Por André Damiani*
Artigo publicado originalmente no LexLatin
O artigo 142 da Constituição Federal não permite que as Forças Armadas façam qualquer tipo de intervenção quanto ao fechamento do Congresso ou do STF, sob o pretexto de se “restabelecer a ordem no Brasil” (como afirmou o presidente Jair Bolsonaro na reunião ministerial de 22 de abril).
A Constituição brasileira não dá respaldo a qualquer ação desse tipo, sendo que a eventual tomada do poder pelos militares, ainda que temporariamente, representaria um golpe de Estado.
Noutra direção, referido artigo explicita a função primordial das Forças Armadas, destinada à defesa da Pátria, à garantia dos poderes constitucionais e, por iniciativa de qualquer destes, da lei e da ordem. Da leitura, surge a hipótese de atuação regular das Forças Armadas, por exemplo, nas conhecidas “ações de garantia da lei e da ordem” (GLOs), desde que autorizada por lei complementar específica, submetida à aprovação de maioria absoluta do Senado e da Câmara dos Deputados (conforme descrito nos artigos 69 e 142, inciso I, da Constituição Federal).
Nesse particular, veja-se a legítima intervenção havida na segurança pública do Rio de Janeiro, ocorrida no final do governo Temer.
Iluminando o debate, parecer do Conselho Federal da OAB esclarece que “não cabe às Forças Armadas agir de ofício, sem serem convocadas para esse fim. Também não comporta ao Chefe do Poder Executivo a primazia ou a exclusiva competência para realizar tal convocação. De modo expresso, a Constituição estabelece que a atuação das Forças Armadas na garantia da ordem interna está condicionada à iniciativa de qualquer dos poderes constituídos. A provocação dos poderes se faz necessária, e os chefes dos três poderes possuem igual envergadura constitucional para tanto”.
Cogitar que as Forças Armadas, ainda que inseridas ocasionalmente na estrutura do poder Executivo sob o comando do presidente da República, poderiam intervir legalmente nos poderes Legislativo e Judiciário, é sustentar o absurdo de que, no limite, todo e qualquer conflito entre poderes estaria subordinado ao julgamento final do presidente da República.

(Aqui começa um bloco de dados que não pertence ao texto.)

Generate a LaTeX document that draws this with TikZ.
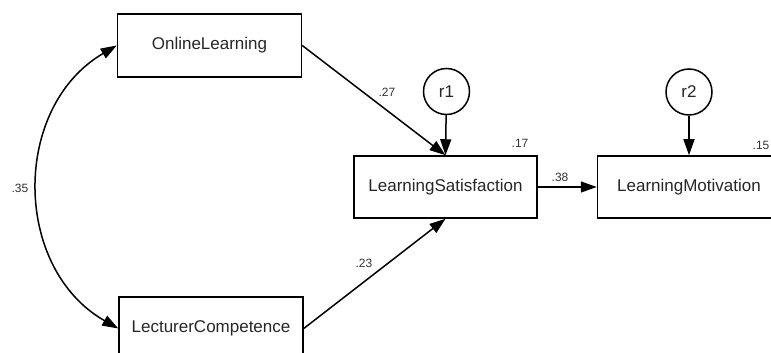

Distanciando-se do mito, o texto constitucional estabelece mecanismos de freios e contrapesos para a solução de conflitos; tudo em harmonia com a separação de poderes. Aliás, o art. 5, inciso XLIV, previne o processo de autodestruição constitucional, na medida em que proclama: “constitui crime inafiançável e imprescritível a ação de grupos armados, civis ou militares, contra a ordem constitucional e o Estado Democrático”.
Golpista, portanto, a eventual utilização do aparato militar para intervir no exercício independente dos poderes da República. Afinal, o único agente público que pode desfrutar do poder, sem qualquer moderação, é o povo!
*André Damiani, sócio fundador do escritório Damiani Sociedade de Advogados, é criminalista especializado em Direito Penal Econômico.